There are, of course, no sure answers to these questions at the present time, but they illustrate the issue, and that is that risk managers and underwriters need to be pro-active in their approach to the issue of carbon nanotubes. They need to know what fullerenes, buckyballs, nanocrystals, quantum dots, nanowires and all manner of nanomaterials are, which ones have the potential for long-term deleterious health effects, and which ones are considered benign. (See related text box, "What Does It All Mean," for definitions.)
As professionals, we cannot afford the same mistakes we made with asbestos.
Society cannot afford not to use nanotechnology, the "wonder" material of the 21st century, but we can't get it wrong either.

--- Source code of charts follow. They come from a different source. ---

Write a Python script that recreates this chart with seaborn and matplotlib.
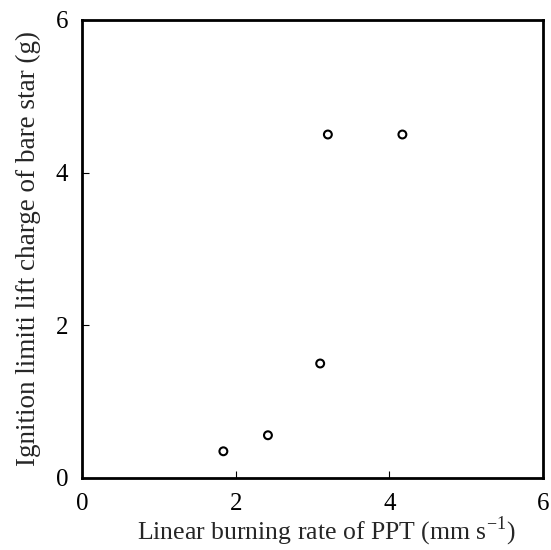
import pandas as pd
import matplotlib
matplotlib.use('Agg')
import matplotlib.pyplot as plt
import seaborn as sns

# values
burn_rate = [1.84, 2.42, 3.10, 3.20, 4.17]
lift_charge = [0.35, 0.56, 1.50, 4.50, 4.50]
ticks = [0, 2, 4, 6]

sns.set_style('ticks')
plt.rcParams['font.family'] = ['Liberation Serif', 'DejaVu Serif']
plt.rcParams['mathtext.fontset'] = 'custom'
plt.rcParams['mathtext.rm'] = 'Liberation Serif'

data = pd.DataFrame({'rate': burn_rate, 'charge': lift_charge})

fig = plt.figure(figsize=(5.51, 5.50), dpi=100)
ax = fig.add_axes([82 / 551, 1 - 478 / 550, 461 / 551, 458 / 550])
sns.scatterplot(data=data, x='rate', y='charge', ax=ax, marker='o',
                s=32, facecolor='none', edgecolor='black', linewidth=1.5)

ax.set_xlim(0, 6)
ax.set_ylim(0, 6)
ax.set_xticks(ticks)
ax.set_yticks(ticks)
ax.tick_params(direction='in', length=5, width=0.8, labelsize=18,
               colors='black')
ax.tick_params(axis='x', pad=11)
ax.tick_params(axis='y', pad=10)
for sp in ax.spines.values():
    sp.set_linewidth(2)
    sp.set_color('black')
ax.set_xlabel(r'Linear burning rate of PPT (mm s$^{\mathregular{-1}}$)', fontsize=18.5)
ax.xaxis.set_label_coords(0.53, -0.08, transform=ax.transAxes)
ax.set_ylabel('Ignition limiti lift charge of bare star (g)', fontsize=19.5)
ax.yaxis.set_label_coords(-0.09, 0.5, transform=ax.transAxes)

plt.savefig('out.png', dpi=100)
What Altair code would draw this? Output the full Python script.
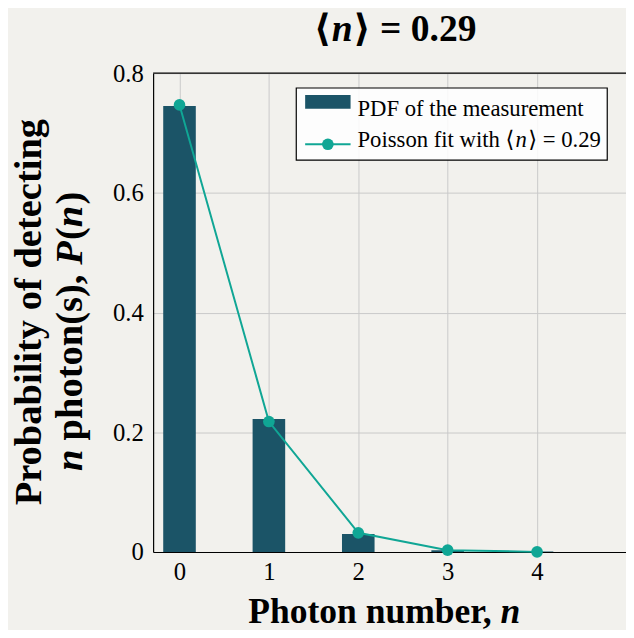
import altair as alt
import pandas as pd

# Data
photon_n = [0, 1, 2, 3, 4]
pdf_measured = [0.745, 0.222, 0.030, 0.003, 0.0007]
poisson_fit = [0.747, 0.218, 0.032, 0.003, 0.0002]
y_ticks = [0, 0.2, 0.4, 0.6, 0.8]

df = pd.DataFrame({"n": photon_n, "pdf": pdf_measured, "fit": poisson_fit})

W, H = 479, 485
FONT = "Liberation Serif, DejaVu Serif, serif"
BAR_COLOR = "#1b5467"
LINE_COLOR = "#10a695"
BG = "#f2f1ed"

xscale = alt.Scale(domain=[-0.24, 4.94], nice=False, zero=False)
yscale = alt.Scale(domain=[0, 0.8], nice=False)

xaxis = alt.Axis(
    values=photon_n, format="d", title=None,
    labelFont=FONT, labelFontSize=25, labelColor="black", labelPadding=8,
    ticks=False, domainColor="black", domainWidth=1.2,
    grid=True, gridColor="#c9c9c9", gridWidth=1,
)
yaxis = alt.Axis(
    values=y_ticks, title=None,
    labelExpr="datum.value == 0 ? '0' : format(datum.value, '.1f')",
    labelFont=FONT, labelFontSize=25, labelColor="black", labelPadding=10,
    ticks=False, domainColor="black", domainWidth=1.2,
    grid=True, gridColor="#c9c9c9", gridWidth=1,
)

base = alt.Chart(df)

bars = base.mark_bar(color=BAR_COLOR, size=33).encode(
    x=alt.X("n:Q", scale=xscale, axis=xaxis),
    y=alt.Y("pdf:Q", scale=yscale, axis=yaxis),
)
line = base.mark_line(color=LINE_COLOR, strokeWidth=2).encode(
    x=alt.X("n:Q", scale=xscale), y=alt.Y("fit:Q", scale=yscale)
)
pts = base.mark_circle(color=LINE_COLOR, size=140, opacity=1).encode(
    x=alt.X("n:Q", scale=xscale), y=alt.Y("fit:Q", scale=yscale)
)

one = pd.DataFrame({"k": [0]})

top_border = alt.Chart(one).mark_rule(color="black", strokeWidth=1.2).encode(
    x=alt.value(0), x2=alt.value(W), y=alt.value(0)
)


def txt(s, x, y, size, align="left", bold=False, italic=False, angle=0):
    kw = dict(font=FONT, fontSize=size, align=align, baseline="alphabetic", color="black")
    if bold:
        kw["fontWeight"] = "bold"
    if italic:
        kw["fontStyle"] = "italic"
    if angle:
        kw["angle"] = angle
    return alt.Chart(one).mark_text(**kw).encode(
        x=alt.value(x), y=alt.value(y), text=alt.value(s)
    )


# Title  <n> = 0.29
T_SIZE = 38
title_parts = [
    txt("⟨", 180, -33, T_SIZE, align="right", bold=True),
    txt("n", 181, -33, T_SIZE, bold=True, italic=True),
    txt("⟩ = 0.29", 203, -33, T_SIZE, bold=True),
]

# X-axis title: Photon number, n
xtitle = [
    txt("Photon number,", 343, 557, 36, align="right", bold=True),
    txt("n", 352, 557, 36, bold=True, italic=True),
]

# Y-axis title (rotated), two lines
Y_SIZE = 39
yl1 = -114  # baseline of line 1 (plot-relative x)
yl2 = -72   # baseline of line 2
ytitle = [
    txt("Probability of detecting", yl1, 242, Y_SIZE, align="center", bold=True, angle=270),
    txt("n", yl2, 403, Y_SIZE, bold=True, italic=True, angle=270),
    txt("photon(s),", yl2, 372, Y_SIZE, bold=True, angle=270),
    txt("P", yl2, 194, Y_SIZE, bold=True, italic=True, angle=270),
    txt("(", yl2, 169, Y_SIZE, bold=True, angle=270),
    txt("n", yl2, 156, Y_SIZE, bold=True, italic=True, angle=270),
    txt(")", yl2, 133, Y_SIZE, bold=True, angle=270),
]

# Legend (manually drawn)
leg_box = alt.Chart(one).mark_rect(fill="white", fillOpacity=0.85, stroke="black", strokeWidth=1.2).encode(
    x=alt.value(145), x2=alt.value(460), y=alt.value(15), y2=alt.value(88)
)
leg_swatch = alt.Chart(one).mark_rect(fill=BAR_COLOR).encode(
    x=alt.value(154), x2=alt.value(200), y=alt.value(22), y2=alt.value(36)
)
leg_line = alt.Chart(one).mark_rule(color=LINE_COLOR, strokeWidth=2).encode(
    x=alt.value(154), x2=alt.value(200), y=alt.value(72)
)
leg_pt = alt.Chart(one).mark_circle(color=LINE_COLOR, size=140, opacity=1).encode(
    x=alt.value(177), y=alt.value(72)
)
L_SIZE = 23
legend = [
    leg_box, leg_swatch, leg_line, leg_pt,
    txt("PDF of the measurement", 207, 43, L_SIZE),
    txt("Poisson fit with ⟨", 207, 75, L_SIZE),
    txt("n", 367, 75, L_SIZE, italic=True),
    txt("⟩ = 0.29", 380, 75, L_SIZE),
]

chart = alt.layer(
    bars, line, pts, top_border, *legend, *title_parts, *xtitle, *ytitle
).properties(
    width=W, height=H,
    padding={"left": 147, "top": 62, "right": 0, "bottom": 75},
    autosize=alt.AutoSizeParams(type="none"),
    background=BG,
).configure_view(stroke=None)

chart.save("out.html", embed_options={"renderer": "svg", "actions": False})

James W. McCleary is senior vice president of W.R. Berkley Corporation, a commercial specialty insurance organization headquartered in Greenwich, Conn.
What Does It All Mean?
Insurance underwriters and brokers who are getting familiar with the brave new world of nanotechnology will need to know the following terms:
o Nanoparticles--Tiny particles consisting of a single element or compound. They contain properties different from the bulk materials from which they were derived.
o Carbon nanotubes--Carbon atoms bound together into long thin tubes less than two nanometers in diameter.
o Quantum dots--Nanosized crystals that emit light after an outsize source, such as UV light is shined on them.
o Fullerenes--A family of carbon allotropes (molecules composed entirely of carbon) in the form of a hollow sphere, ellipsoid, tube, or plane.
Fullerenes are also called buckyballs, and cylindrical ones are called carbon nanotubes or buckytubes.
o Nanocrystals--Any nanomaterials with at least one dimension at or less than 100 nanometers and that are single crystalline.
o Nanowires--Any wires of a diameter of the order of a nanometer 10-9 meters.
o Nanoclusters--The bridge between molecules and the bulk matter.